THE FOLLOWING is from the “Life of Benvenuto Cellini,” an Italian artist of the sixteenth century, written by himself: “When I was about five years of age, my father, happening to be in a little room in which they had been washing, and where there was a good fire of oak burning, looked into the flames and saw a little animal resembling a lizard, which could live in the hottest part of that element. Instantly perceiving what it was, he called for my sister and me, and after he had shown us the creature, he gave me a box on the ear.
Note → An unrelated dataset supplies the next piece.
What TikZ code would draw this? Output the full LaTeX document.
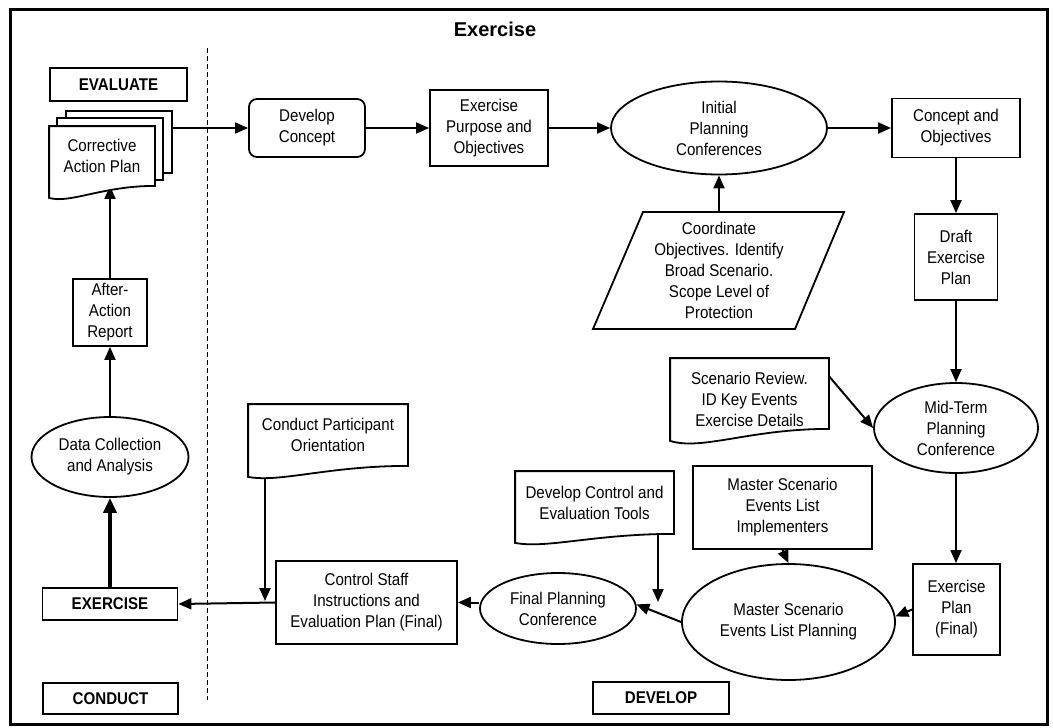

I fell a-crying, while he, soothing me with caresses, spoke these words: ‘My dear child, I do not give you that blow for any fault you have committed, but that you may recollect that the little creature you see in the fire is a salamander; such a one as never was beheld before to my knowledge.’ So saying he embraced me, and gave me some money.”   1
  It seems unreasonable to doubt a story of which Signor Cellini was both an eye and ear witness. Add to which the authority of numerous sage philosophers, at the head of whom are Aristotle and Pliny, affirms this power of the salamander. According to them, the animal not only resists fire, but extinguishes it, and when he sees the flame charges it as an enemy which he well knows how to vanquish.   2
  That the skin of an animal which could resist the action of fire should be considered proof against that element is not to be wondered at. We accordingly find that a cloth made of the skin of salamanders (for there really is such an animal, a kind of lizard) was incombustible, and very valuable for wrapping up such articles as were too precious to be intrusted to any other envelopes. These fire-proof cloths were actually produced, said to be made of salamander’s wool, though the knowing ones detected that the substance of which they were composed was asbestos, a mineral, which is in fine filaments capable of being woven into a flexible cloth.   3
  The foundation of the above fables is supposed to be the fact that the salamander really does secrete from the pores of his body a milky juice, which when he is irritated is produced in considerable quantity, and would doubtless, for a few moments, defend the body from fire. Then it is a hibernating animal, and in winter retires to some hollow tree or other cavity, where it coils itself up and remains in a torpid state till the spring again calls it forth. It may therefore sometimes be carried with the fuel to the fire, and wake up only time enough to put forth all its faculties for its defence. Its viscous juice would do good service, and all who profess to have seen it, acknowledge that it got out of the fire as fast as its legs could carry it; indeed, too fast for them ever to make prize of one, except in one instance, and in that one the animal’s feet and some parts of its body were badly burned.   4
  
Dr. Young, in the “Night Thoughts,” with more quaintness than good taste, compares the sceptic who can remain unmoved in the contemplation of the starry heavens to a salamander unwarmed in the fire:
        “An undevout astronomer is mad!
.  .  .  .  .  .  .
“O, what a genius must inform the skies!
And is Lorenzo’s salamander-heart
Cold and untouched amid these sacred fires?”